Animals lost and injured



As well as his house, Brian Tessman's dairy has also been severely damaged and his cows cannot be found.

"It stripped the roof off the majority of the dairy — the newest part of the dairy — and in doing so has taken electric cables and things with it out of the bails so there's quite a bit of work to do there," he said.

"I certainly hope that Ergon has the power back on by the time we've got the bails in a state to operate.

"We will go to generators if they haven't, but at this stage our big concern is getting it fit to operate, and a similar thing with the house."



The Nanango Veterinary Surgery was called out to treat injured livestock, including a horse hit in the eye with hail at Coolabunia.

"We will have a vet out at Booie [this] morning stitching up some poor horses who've been injured," the vet surgery wrote on social media.

"This poor guy at Coolabunia is covered in welts from the hail and has corneal ulceration from hail hitting his eyes."



'It knocks you down': Farmer

Further west the storm caused $2 million damage to Teresa Francis's Devine Fruit orchard in the Kumbia district.

"It started with small hail and then Mother Nature unleashed her fury on us and we started to get the bigger hail with a lot of wind," she said.



"It has damaged pretty much all the fruit on our farm — maybe 95 per cent of this crop.

"We've got one block under new hail netting and hopefully it will be OK.

"Our avocado trees have been hit as well and they were out in flower due to be picked next year."

Another farm belonging to Devine Fruit farm was hit by wild weather on Boxing Day last year.

"It knocks you down — I have stopped crying but there is worse things that can happen — we're all still OK," Ms Francis said.



"We're all still healthy and we'll just get back into it and do a clean up and see what we've got left and go from there."
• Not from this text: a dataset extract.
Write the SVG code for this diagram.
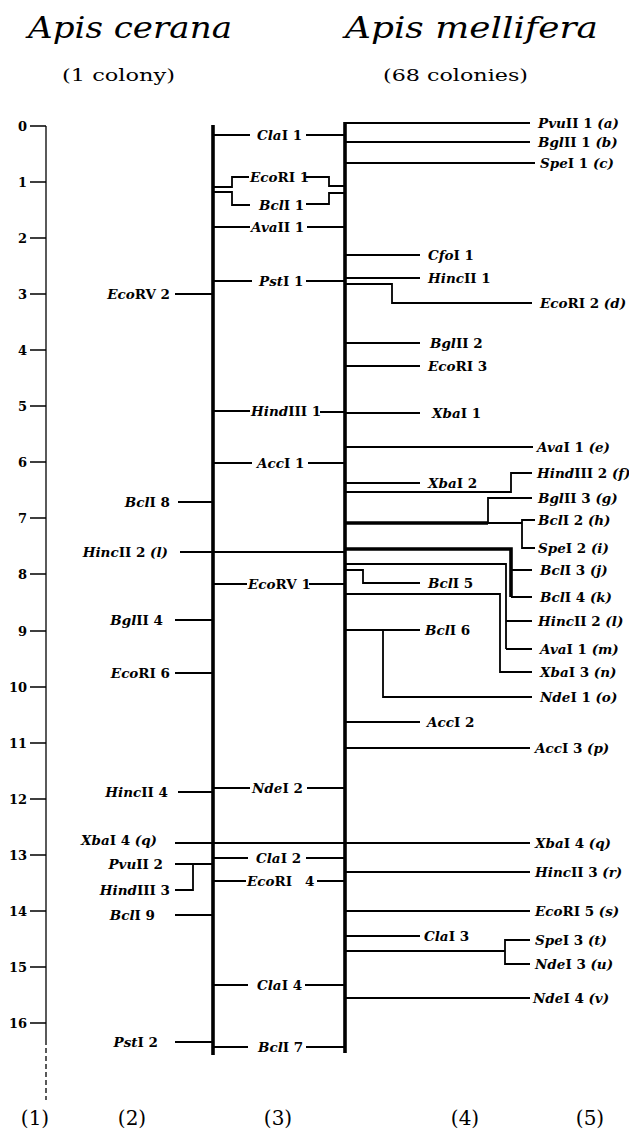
<svg xmlns="http://www.w3.org/2000/svg" width="629" height="1137" viewBox="0 0 629 1137">
<style>
.ln{stroke:#000;stroke-width:1.8;fill:none}
.tk{stroke:#000;stroke-width:3.6;fill:none}
.ax{stroke:#000;stroke-width:1.3;fill:none}
.l{font-family:"DejaVu Serif",serif;font-size:13.5px;font-weight:bold;font-style:italic;fill:#000}
.r{font-style:normal}
.e{text-anchor:end}
.num{font-family:"DejaVu Serif",serif;font-size:13px;font-weight:bold;fill:#000;text-anchor:end}
.title{font-family:"DejaVu Serif",serif;font-size:30px;font-style:italic;fill:#000}
.sub{font-family:"DejaVu Serif",serif;font-size:17px;fill:#000}
.col{font-family:"DejaVu Serif",serif;font-size:20px;fill:#000;text-anchor:middle}
</style>
<rect width="629" height="1137" fill="#fff"/>
<g id="titles">
<text class="title" x="28" y="38" textLength="204" lengthAdjust="spacingAndGlyphs">Apis cerana</text>
<text class="title" x="345" y="38" textLength="253" lengthAdjust="spacingAndGlyphs">Apis mellifera</text>
<text class="sub" x="62" y="81" textLength="113" lengthAdjust="spacingAndGlyphs">(1  colony)</text>
<text class="sub" x="383" y="81" textLength="145" lengthAdjust="spacingAndGlyphs">(68  colonies)</text>
</g>
<g id="scale">
<path class="ax" d="M46,126 V1040"/>
<path class="ax" d="M46,1040 V1100" stroke-dasharray="5,3"/>
<path class="ax" d="M30,126H46M30,182H46M30,238H46M30,294H46M30,350H46M30,406H46M30,462H46M30,518H46M30,574H46M30,631H46M30,687H46M30,743H46M30,799H46M30,855H46M30,911H46M30,967H46M30,1023H46"/>
<text class="num" x="27" y="131">0</text>
<text class="num" x="27" y="187">1</text>
<text class="num" x="27" y="243">2</text>
<text class="num" x="27" y="299">3</text>
<text class="num" x="27" y="355">4</text>
<text class="num" x="27" y="411">5</text>
<text class="num" x="27" y="467">6</text>
<text class="num" x="27" y="523">7</text>
<text class="num" x="27" y="579">8</text>
<text class="num" x="27" y="636">9</text>
<text class="num" x="27" y="692">10</text>
<text class="num" x="27" y="748">11</text>
<text class="num" x="27" y="804">12</text>
<text class="num" x="27" y="860">13</text>
<text class="num" x="27" y="916">14</text>
<text class="num" x="27" y="972">15</text>
<text class="num" x="27" y="1028">16</text>
</g>
<g id="connectors">
<path class="tk" d="M213,125 V1055"/>
<path class="tk" d="M345,122 V1053"/>
<path class="ln" d="M213,135H250M306,135H345"/>
<path class="ln" d="M213,187H232V177H249M306,177H329V186H345"/>
<path class="ln" d="M213,192H232V205H250M306,204H329V193H345"/>
<path class="ln" d="M213,227H250M307,227H345"/>
<path class="ln" d="M213,281H252M306,281H345"/>
<path class="ln" d="M213,411H250M320,412H345"/>
<path class="ln" d="M213,463H252M308,463H345"/>
<path class="ln" d="M213,584H247M309,584H345"/>
<path class="ln" d="M213,788H250M307,788H345"/>
<path class="ln" d="M213,858H248M306,858H345"/>
<path class="ln" d="M213,881H246M317,881H345"/>
<path class="ln" d="M213,985H248M305,985H345"/>
<path class="ln" d="M213,1047H248M306,1047H345"/>
<path class="ln" d="M175,294H213"/>
<path class="ln" d="M178,502H213"/>
<path class="ln" d="M180,552H345"/>
<path class="ln" d="M175,620H213"/>
<path class="ln" d="M175,673H213"/>
<path class="ln" d="M178,792H213"/>
<path class="ln" d="M175,843H530"/>
<path class="ln" d="M175,864H213M193,864V890H175"/>
<path class="ln" d="M175,915H213"/>
<path class="ln" d="M175,1042H213"/>
<path class="ln" d="M345,123H530"/>
<path class="ln" d="M345,142H530"/>
<path class="ln" d="M345,163H535"/>
<path class="ln" d="M345,255H420"/>
<path class="ln" d="M345,278H420"/>
<path class="ln" d="M345,284H392V303H532"/>
<path class="ln" d="M345,343H420"/>
<path class="ln" d="M345,366H420"/>
<path class="ln" d="M345,413H420"/>
<path class="ln" d="M345,447H533"/>
<path class="ln" d="M345,483H420"/>
<path class="ln" d="M345,492H511V473H532"/>
<path class="tk" d="M345,523H488"/>
<path class="ln" d="M488,523V498H532M488,523H522M535,520H522V548H535"/>
<path class="tk" d="M345,549H511V597"/>
<path class="ln" d="M511,570H532M511,597H532"/>
<path class="ln" d="M345,564H506V649M506,621H532M506,649H532"/>
<path class="ln" d="M345,570H363V583H420"/>
<path class="ln" d="M345,594H500V672H532"/>
<path class="ln" d="M345,630H420M383,630V697H532"/>
<path class="ln" d="M345,722H420"/>
<path class="ln" d="M345,748H530"/>
<path class="ln" d="M345,872H530"/>
<path class="ln" d="M345,911H530"/>
<path class="ln" d="M345,936H420"/>
<path class="ln" d="M345,951H505M530,940H505V964H530"/>
<path class="ln" d="M345,998H530"/>
</g>
<g id="col3">
<g id="ClaI1"><text class="l" x="257" y="140">Cla<tspan class="r">I 1</tspan></text></g>
<g id="EcoRI1"><text class="l" x="250" y="182">Eco<tspan class="r">RI 1</tspan></text></g>
<g id="BclI1"><text class="l" x="259" y="210">Bcl<tspan class="r">I 1</tspan></text></g>
<g id="AvaII1"><text class="l" x="251" y="232">Ava<tspan class="r">II 1</tspan></text></g>
<g id="PstI1"><text class="l" x="259" y="286">Pst<tspan class="r">I 1</tspan></text></g>
<g id="HindIII1"><text class="l" x="251" y="416">Hind<tspan class="r">III 1</tspan></text></g>
<g id="AccI1"><text class="l" x="257" y="468">Acc<tspan class="r">I 1</tspan></text></g>
<g id="EcoRV1"><text class="l" x="248" y="589">Eco<tspan class="r">RV 1</tspan></text></g>
<g id="NdeI2"><text class="l" x="252" y="793">Nde<tspan class="r">I 2</tspan></text></g>
<g id="ClaI2"><text class="l" x="256" y="863">Cla<tspan class="r">I 2</tspan></text></g>
<g id="EcoRI4"><text class="l" x="247" y="886">Eco<tspan class="r">RI</tspan><tspan class="r" x="305">4</tspan></text></g>
<g id="ClaI4"><text class="l" x="257" y="990">Cla<tspan class="r">I 4</tspan></text></g>
<g id="BclI7"><text class="l" x="258" y="1052">Bcl<tspan class="r">I 7</tspan></text></g>
</g>
<g id="col2">
<g id="EcoRV2"><text class="l e" x="170" y="299">Eco<tspan class="r">RV 2</tspan></text></g>
<g id="BclI8"><text class="l e" x="170" y="507">Bcl<tspan class="r">I 8</tspan></text></g>
<g id="HincII2l"><text class="l e" x="168" y="557">Hinc<tspan class="r">II 2 </tspan>(l)</text></g>
<g id="BglII4"><text class="l e" x="163" y="625">Bgl<tspan class="r">II 4</tspan></text></g>
<g id="EcoRI6"><text class="l e" x="170" y="678">Eco<tspan class="r">RI 6</tspan></text></g>
<g id="HincII4"><text class="l e" x="168" y="797">Hinc<tspan class="r">II 4</tspan></text></g>
<g id="XbaI4qL"><text class="l e" x="157" y="845">Xba<tspan class="r">I 4 </tspan>(q)</text></g>
<g id="PvuII2"><text class="l e" x="163" y="869">Pvu<tspan class="r">II 2</tspan></text></g>
<g id="HindIII3"><text class="l e" x="170" y="895">Hind<tspan class="r">III 3</tspan></text></g>
<g id="BclI9"><text class="l e" x="155" y="920">Bcl<tspan class="r">I 9</tspan></text></g>
<g id="PstI2"><text class="l e" x="158" y="1047">Pst<tspan class="r">I 2</tspan></text></g>
</g>
<g id="col45">
<g id="PvuII1a"><text class="l" x="538" y="128">Pvu<tspan class="r">II 1 </tspan>(a)</text></g>
<g id="BglII1b"><text class="l" x="538" y="147">Bgl<tspan class="r">II 1 </tspan>(b)</text></g>
<g id="SpeI1c"><text class="l" x="540" y="168">Spe<tspan class="r">I 1 </tspan>(c)</text></g>
<g id="CfoI1"><text class="l" x="428" y="260">Cfo<tspan class="r">I 1</tspan></text></g>
<g id="HincII1"><text class="l" x="428" y="283">Hinc<tspan class="r">II 1</tspan></text></g>
<g id="EcoRI2d"><text class="l" x="540" y="308">Eco<tspan class="r">RI 2 </tspan>(d)</text></g>
<g id="BglII2"><text class="l" x="430" y="348">Bgl<tspan class="r">II 2</tspan></text></g>
<g id="EcoRI3"><text class="l" x="428" y="371">Eco<tspan class="r">RI 3</tspan></text></g>
<g id="XbaI1"><text class="l" x="432" y="418">Xba<tspan class="r">I 1</tspan></text></g>
<g id="AvaI1e"><text class="l" x="537" y="452">Ava<tspan class="r">I 1 </tspan>(e)</text></g>
<g id="XbaI2"><text class="l" x="428" y="488">Xba<tspan class="r">I 2</tspan></text></g>
<g id="HindIII2f"><text class="l" x="537" y="478">Hind<tspan class="r">III 2 </tspan>(f)</text></g>
<g id="BglII3g"><text class="l" x="538" y="503">Bgl<tspan class="r">II 3 </tspan>(g)</text></g>
<g id="BclI2h"><text class="l" x="538" y="525">Bcl<tspan class="r">I 2 </tspan>(h)</text></g>
<g id="SpeI2i"><text class="l" x="538" y="553">Spe<tspan class="r">I 2 </tspan>(i)</text></g>
<g id="BclI3j"><text class="l" x="540" y="575">Bcl<tspan class="r">I 3 </tspan>(j)</text></g>
<g id="BclI5"><text class="l" x="428" y="588">Bcl<tspan class="r">I 5</tspan></text></g>
<g id="BclI4k"><text class="l" x="540" y="602">Bcl<tspan class="r">I 4 </tspan>(k)</text></g>
<g id="HincII2lR"><text class="l" x="538" y="626">Hinc<tspan class="r">II 2 </tspan>(l)</text></g>
<g id="BclI6"><text class="l" x="425" y="635">Bcl<tspan class="r">I 6</tspan></text></g>
<g id="AvaI1m"><text class="l" x="540" y="654">Ava<tspan class="r">I 1 </tspan>(m)</text></g>
<g id="XbaI3n"><text class="l" x="540" y="677">Xba<tspan class="r">I 3 </tspan>(n)</text></g>
<g id="NdeI1o"><text class="l" x="540" y="702">Nde<tspan class="r">I 1 </tspan>(o)</text></g>
<g id="AccI2"><text class="l" x="427" y="727">Acc<tspan class="r">I 2</tspan></text></g>
<g id="AccI3p"><text class="l" x="535" y="753">Acc<tspan class="r">I 3 </tspan>(p)</text></g>
<g id="XbaI4qR"><text class="l" x="535" y="848">Xba<tspan class="r">I 4 </tspan>(q)</text></g>
<g id="HincII3r"><text class="l" x="535" y="877">Hinc<tspan class="r">II 3 </tspan>(r)</text></g>
<g id="EcoRI5s"><text class="l" x="535" y="916">Eco<tspan class="r">RI 5 </tspan>(s)</text></g>
<g id="ClaI3"><text class="l" x="424" y="941">Cla<tspan class="r">I 3</tspan></text></g>
<g id="SpeI3t"><text class="l" x="535" y="945">Spe<tspan class="r">I 3 </tspan>(t)</text></g>
<g id="NdeI3u"><text class="l" x="535" y="969">Nde<tspan class="r">I 3 </tspan>(u)</text></g>
<g id="NdeI4v"><text class="l" x="533" y="1003">Nde<tspan class="r">I 4 </tspan>(v)</text></g>
</g>
<g id="columns">
<text class="col" x="35" y="1125">(1)</text>
<text class="col" x="132" y="1125">(2)</text>
<text class="col" x="278" y="1125">(3)</text>
<text class="col" x="465" y="1125">(4)</text>
<text class="col" x="590" y="1125">(5)</text>
</g>
</svg>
Melon farmer Terry O'Leary said he was planting a crop of watermelons when the storm rolled in near Chinchilla.

"It intensified pretty quickly and by the time it got here it was, well, biblical would be the only way you could describe it," he said.



"We couldn't see or hear anything ... it was pretty brutal."

Mr O'Leary said his melon crops had been "completely written off", but a neighbouring farm a kilometre away was untouched by the hail.

Kim Lewis, the owner of Cooloola Berries at Wolvi said the impact on the farm was devastating with up to 900kg of blueberries worth about $20,000 stripped.

"The strawberries themselves were just macerated and the plants are all broken and flat."